What is needed:
How many of the lines here include "chart"? Answer with a single number.

-- Start of Exercise inputs --

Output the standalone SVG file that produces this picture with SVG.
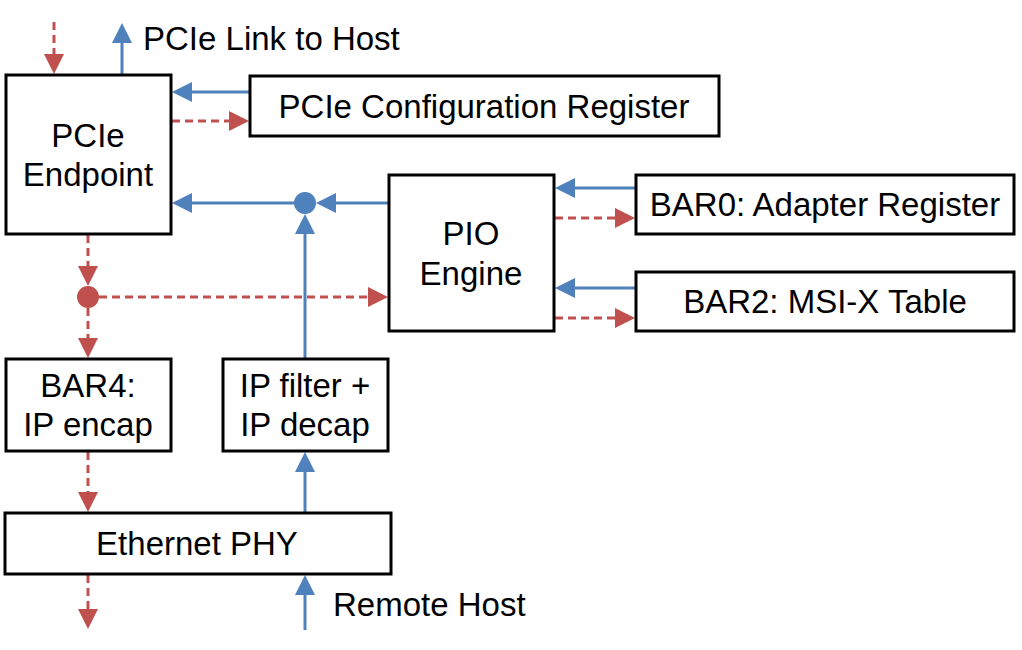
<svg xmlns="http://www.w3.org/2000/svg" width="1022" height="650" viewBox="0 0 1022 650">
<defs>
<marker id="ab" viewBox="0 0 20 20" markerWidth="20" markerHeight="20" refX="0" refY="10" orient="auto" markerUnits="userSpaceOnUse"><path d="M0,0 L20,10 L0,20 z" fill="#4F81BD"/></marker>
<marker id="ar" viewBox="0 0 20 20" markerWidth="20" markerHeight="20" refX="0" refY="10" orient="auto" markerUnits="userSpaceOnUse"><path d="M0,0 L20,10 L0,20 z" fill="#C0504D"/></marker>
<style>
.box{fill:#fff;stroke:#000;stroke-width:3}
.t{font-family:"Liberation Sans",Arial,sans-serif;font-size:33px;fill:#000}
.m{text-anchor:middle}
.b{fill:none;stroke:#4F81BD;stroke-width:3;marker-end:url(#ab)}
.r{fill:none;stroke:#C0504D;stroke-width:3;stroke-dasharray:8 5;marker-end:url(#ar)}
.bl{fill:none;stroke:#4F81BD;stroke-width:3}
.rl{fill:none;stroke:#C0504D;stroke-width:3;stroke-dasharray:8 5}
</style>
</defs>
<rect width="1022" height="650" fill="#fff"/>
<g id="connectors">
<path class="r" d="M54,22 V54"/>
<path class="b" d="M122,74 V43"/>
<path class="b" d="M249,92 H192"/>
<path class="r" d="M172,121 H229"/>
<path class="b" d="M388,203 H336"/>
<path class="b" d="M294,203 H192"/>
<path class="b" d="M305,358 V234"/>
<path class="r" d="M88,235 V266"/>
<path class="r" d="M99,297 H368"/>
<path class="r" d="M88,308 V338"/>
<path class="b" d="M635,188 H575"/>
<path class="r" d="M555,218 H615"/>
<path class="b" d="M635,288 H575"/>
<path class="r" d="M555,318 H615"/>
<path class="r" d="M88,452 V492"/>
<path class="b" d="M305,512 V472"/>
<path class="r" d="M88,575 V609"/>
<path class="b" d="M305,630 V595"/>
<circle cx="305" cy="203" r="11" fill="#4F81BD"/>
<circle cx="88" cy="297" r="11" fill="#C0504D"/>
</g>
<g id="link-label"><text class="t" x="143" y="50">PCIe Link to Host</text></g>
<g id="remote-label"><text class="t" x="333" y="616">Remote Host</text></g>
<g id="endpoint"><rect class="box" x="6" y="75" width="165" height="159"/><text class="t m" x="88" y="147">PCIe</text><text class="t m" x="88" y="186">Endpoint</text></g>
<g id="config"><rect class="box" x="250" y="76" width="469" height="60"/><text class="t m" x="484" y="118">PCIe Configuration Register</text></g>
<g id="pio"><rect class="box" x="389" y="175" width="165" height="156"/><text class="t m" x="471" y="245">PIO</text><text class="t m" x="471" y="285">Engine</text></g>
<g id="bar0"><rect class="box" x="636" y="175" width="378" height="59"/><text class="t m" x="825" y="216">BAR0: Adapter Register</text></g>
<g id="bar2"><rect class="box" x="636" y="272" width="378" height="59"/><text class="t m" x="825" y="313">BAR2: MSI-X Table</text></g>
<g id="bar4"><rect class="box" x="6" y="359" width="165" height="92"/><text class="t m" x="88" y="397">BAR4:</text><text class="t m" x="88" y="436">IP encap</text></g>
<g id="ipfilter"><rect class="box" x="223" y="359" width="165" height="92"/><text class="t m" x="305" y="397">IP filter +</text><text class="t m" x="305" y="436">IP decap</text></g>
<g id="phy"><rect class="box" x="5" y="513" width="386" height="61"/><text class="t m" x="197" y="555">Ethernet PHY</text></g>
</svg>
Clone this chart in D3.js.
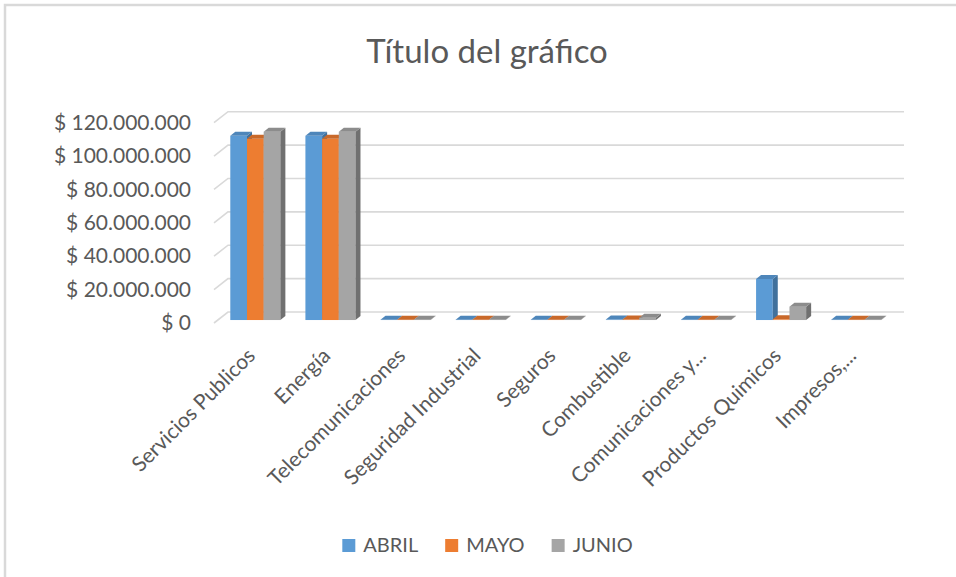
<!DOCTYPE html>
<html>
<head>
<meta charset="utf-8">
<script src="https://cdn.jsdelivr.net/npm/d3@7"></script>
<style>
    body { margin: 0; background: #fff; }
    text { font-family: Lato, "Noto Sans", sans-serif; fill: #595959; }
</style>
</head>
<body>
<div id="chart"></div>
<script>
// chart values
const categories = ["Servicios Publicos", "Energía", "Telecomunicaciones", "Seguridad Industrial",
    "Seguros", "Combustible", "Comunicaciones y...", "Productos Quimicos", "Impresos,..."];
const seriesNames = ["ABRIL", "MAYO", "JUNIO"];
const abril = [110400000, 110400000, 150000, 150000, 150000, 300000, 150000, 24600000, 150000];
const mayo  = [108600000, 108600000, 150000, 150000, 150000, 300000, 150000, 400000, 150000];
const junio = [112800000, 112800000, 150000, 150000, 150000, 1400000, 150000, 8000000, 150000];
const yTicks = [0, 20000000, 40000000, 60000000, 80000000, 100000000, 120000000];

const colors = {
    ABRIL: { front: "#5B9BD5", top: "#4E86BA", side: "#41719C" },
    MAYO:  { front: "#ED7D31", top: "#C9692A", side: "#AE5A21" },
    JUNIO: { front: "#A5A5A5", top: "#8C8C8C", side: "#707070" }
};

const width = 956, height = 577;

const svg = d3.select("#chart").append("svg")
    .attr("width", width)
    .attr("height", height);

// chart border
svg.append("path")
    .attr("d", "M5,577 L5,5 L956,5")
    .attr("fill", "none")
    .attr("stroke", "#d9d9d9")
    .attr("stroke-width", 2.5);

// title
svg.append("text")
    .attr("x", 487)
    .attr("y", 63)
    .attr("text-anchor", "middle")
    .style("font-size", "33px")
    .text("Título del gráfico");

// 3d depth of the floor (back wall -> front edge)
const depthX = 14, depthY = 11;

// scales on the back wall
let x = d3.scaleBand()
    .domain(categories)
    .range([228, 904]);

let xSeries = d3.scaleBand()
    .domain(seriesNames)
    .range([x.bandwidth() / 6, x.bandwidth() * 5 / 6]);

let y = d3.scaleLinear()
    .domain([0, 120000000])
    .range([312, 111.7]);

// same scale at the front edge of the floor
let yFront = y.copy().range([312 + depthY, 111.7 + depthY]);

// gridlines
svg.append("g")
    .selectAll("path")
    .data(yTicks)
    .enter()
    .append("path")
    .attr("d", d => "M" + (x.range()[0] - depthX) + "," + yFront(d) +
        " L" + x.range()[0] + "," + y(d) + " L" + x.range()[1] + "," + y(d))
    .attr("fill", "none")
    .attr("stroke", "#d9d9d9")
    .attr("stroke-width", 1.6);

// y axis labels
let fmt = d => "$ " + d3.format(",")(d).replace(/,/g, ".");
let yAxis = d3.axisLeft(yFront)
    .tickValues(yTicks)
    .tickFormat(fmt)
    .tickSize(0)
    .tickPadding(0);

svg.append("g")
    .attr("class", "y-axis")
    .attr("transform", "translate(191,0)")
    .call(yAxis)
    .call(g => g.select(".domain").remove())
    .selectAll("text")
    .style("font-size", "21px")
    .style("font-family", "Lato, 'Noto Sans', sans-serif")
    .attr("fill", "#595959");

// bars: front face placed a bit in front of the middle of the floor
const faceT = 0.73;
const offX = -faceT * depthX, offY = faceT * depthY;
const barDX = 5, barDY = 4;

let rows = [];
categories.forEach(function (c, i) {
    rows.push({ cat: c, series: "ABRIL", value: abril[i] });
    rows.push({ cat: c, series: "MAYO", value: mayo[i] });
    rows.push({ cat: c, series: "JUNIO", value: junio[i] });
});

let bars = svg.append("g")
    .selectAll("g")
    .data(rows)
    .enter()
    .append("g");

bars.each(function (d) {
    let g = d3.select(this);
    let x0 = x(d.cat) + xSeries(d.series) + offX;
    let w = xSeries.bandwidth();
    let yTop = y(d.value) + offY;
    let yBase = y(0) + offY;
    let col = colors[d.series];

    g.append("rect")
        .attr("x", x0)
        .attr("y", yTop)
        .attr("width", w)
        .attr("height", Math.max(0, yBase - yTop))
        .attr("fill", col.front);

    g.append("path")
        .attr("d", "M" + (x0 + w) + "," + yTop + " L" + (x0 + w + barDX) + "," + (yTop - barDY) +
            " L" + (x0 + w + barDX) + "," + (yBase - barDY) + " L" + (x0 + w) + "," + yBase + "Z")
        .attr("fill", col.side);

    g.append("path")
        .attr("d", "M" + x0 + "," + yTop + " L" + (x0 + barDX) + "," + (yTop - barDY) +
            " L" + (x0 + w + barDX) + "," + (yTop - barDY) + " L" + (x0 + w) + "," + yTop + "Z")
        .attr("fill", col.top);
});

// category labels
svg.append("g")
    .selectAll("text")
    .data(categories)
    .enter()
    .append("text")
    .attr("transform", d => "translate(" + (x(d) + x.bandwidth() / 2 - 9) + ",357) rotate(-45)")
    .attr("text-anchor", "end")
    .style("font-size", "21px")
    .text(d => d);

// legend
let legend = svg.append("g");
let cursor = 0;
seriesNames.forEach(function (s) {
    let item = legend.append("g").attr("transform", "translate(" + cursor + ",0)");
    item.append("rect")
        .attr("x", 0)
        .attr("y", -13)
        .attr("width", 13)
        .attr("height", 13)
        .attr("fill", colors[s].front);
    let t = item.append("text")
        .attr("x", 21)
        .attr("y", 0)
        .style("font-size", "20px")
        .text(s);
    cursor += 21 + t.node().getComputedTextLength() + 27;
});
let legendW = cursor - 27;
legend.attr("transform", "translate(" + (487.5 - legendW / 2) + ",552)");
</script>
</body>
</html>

-- End of Exercise inputs --

Expected answer:
5